I expect someone here like Paul could shed more light on intel competing with the above, assuming compaq doesn't scotch digital on the rocks.

Digital Attacks -- And Compaq Adopts -- Intel's Merced

techweb.com

Intel/Compaq:
Emphasizing its commitment to just such a path,
Intel last month quietly acquired the 60-person
NCR design team that had developed the
Octascale technology for eight-way SMP Pentium
Pro systems. According to several sources, the
Columbia, S.C., group has already started work
on an eight-way SMP system based on Merced.
Last year, Intel acquired Corollary of Irvine, Calif.,
which is crafting ASICs for an eight-way system
using a 450-MHz version of Intel's Deschutes
processor, which is expected to ship later this
year.

Digital:
"In the next 18 or 24 months, the 264 can go to 1
GHz and 100-SPECint," Kim said.

Samsung is betting big it can tap a new market
through Alpha. Beset by DRAM price drops
and a faltering economy in South Korea, the
company said it is hoping Alpha will lead the way
to more logic sales to bolster semiconductor
revenues.

Samsung said it hopes to get an early lead over
Intel's forthcoming Merced processor by offering
Alpha chips with comparable or better
performance than any X86 competitior.

Kim said the decision by Advanced Micro
Devices, in Sunnyvale, Calif., to use the Alpha
EV6 bus for its next-generation K7 processor will
provide OEMs with pin-compatible devices
across the performance range. The result will be to
make Alpha systems more affordable by taking
advantage of lower-cost motherboards for the K7.
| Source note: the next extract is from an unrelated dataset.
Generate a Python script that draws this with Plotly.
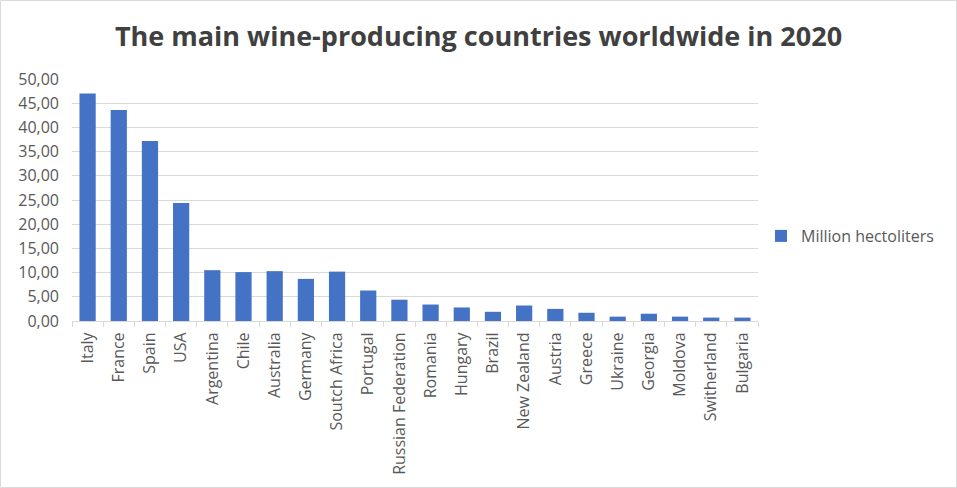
import plotly.graph_objects as go

countries = ["Italy", "France", "Spain", "USA", "Argentina", "Chile", "Australia", "Germany",
             "Soutch Africa", "Portugal", "Russian Federation", "Romania", "Hungary", "Brazil",
             "New Zealand", "Austria", "Greece", "Ukraine", "Georgia", "Moldova", "Switherland", "Bulgaria"]
production = [47.0, 43.6, 37.2, 24.4, 10.5, 10.1, 10.3, 8.7,
              10.2, 6.3, 4.4, 3.4, 2.8, 1.9,
              3.2, 2.5, 1.7, 0.9, 1.5, 0.9, 0.7, 0.7]
series_name = "Million hectoliters"
title_text = "The main wine-producing countries worldwide in 2020"

W, H = 957, 488
ml, mr, mt, mb = 72, 199, 79, 167
pw, ph = W - ml - mr, H - mt - mb

fig = go.Figure()
fig.add_trace(go.Bar(
    x=countries, y=production, name=series_name,
    marker=dict(color="#4472C4", line=dict(width=0)),
))

fig.update_layout(
    width=W, height=H,
    margin=dict(l=ml, r=mr, t=mt, b=mb),
    paper_bgcolor="white", plot_bgcolor="white",
    separators=",.",
    bargap=0.48,
    showlegend=True,
    font=dict(family="Open Sans, sans-serif", color="#595959", size=16),
    title=dict(text="<b>" + title_text + "</b>", x=0.5, xanchor="center", y=1 - 37 / H, yanchor="middle",
               xref="container",
               font=dict(family="Open Sans, sans-serif", size=27, color="#404040")),
    legend=dict(x=1 + (761 - 758) / pw, xanchor="left", y=0.5 + (321 - 236 - ph / 2) / ph, yanchor="middle",
                font=dict(size=16, color="#595959"), itemwidth=30, bgcolor="rgba(0,0,0,0)"),
    xaxis=dict(tickangle=-90, showgrid=False, showline=True, linecolor="#d9d9d9", linewidth=1,
               ticks="outside", tickson="boundaries", ticklen=5, tickcolor="#d9d9d9",
               ticklabelstandoff=4,
               tickfont=dict(size=16, color="#595959")),
    yaxis=dict(range=[0, 50], dtick=5, tickformat=".2f", showgrid=True, gridcolor="#d9d9d9",
               gridwidth=1, zeroline=False, showline=False, ticks="",
               ticklabelstandoff=12,
               tickfont=dict(size=16, color="#595959")),
    shapes=[dict(type="rect", xref="paper", yref="paper",
                 x0=(0.5 - ml) / pw, x1=(W - 0.5 - ml) / pw,
                 y0=-(mb - 0.5) / ph, y1=1 + (mt - 0.5) / ph,
                 line=dict(color="#d9d9d9", width=1), layer="below")],
)

fig.write_html("out.html")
"We want to provide the 21264 and the K7 as the
new standard," Kim said. "There's opportunity to
do joint marketing."

Info on Digital architecture (and K7):
byte.com
While Socket 7 currently runs at 66 MHz and will soon step up to 100 MHz, EV-6 can run at a blazing 333 MHz. That's over three times faster than Socket 7 or Intel's P6 bus. And although EV-6 doesn't define a separate back-side bus for an L2 cache, designers are free to add one if they wish -- allowing more flexibility for different markets. For instance, Digital's high-end 21264 implements a 128-bit-wide back-side bus, twice as wide as Intel's.
At 333 MHz, EV-6 has 2.6 GBps of raw bandwidth, more than three times as much as a Socket 7 or P6 bus at 100 MHz. That's an enormous advantage, because the prime factor limiting performance in modern CPUs is the time they take to access memory. A high-end system could exploit EV-6's extra bandwidth by hanging the memory on a 128-bit-wide bus on the chip set. That would double the amount of raw bandwidth to memory. Even if the memory is on a conventional 64-bit bus, EV-6's headroom should mean fewer stalls while the CPU refills its cache lines.

The downside: EV-6 chip sets are more complicated to design, and chip sets for multiprocessor systems will be expensive, because they'll need at least 64 additional pins for each CPU. AMD is working with third-party vendors such as VIA to design EV-6 chip sets.

For Digital, the big win is that future Alpha processors that have EV-6 and a Slot A cartridge will plug into the same motherboards as AMD's K7 processor. Only the BIOS needs to change. Since modern BIOSes use flash ROM, it's a quick software upgrade.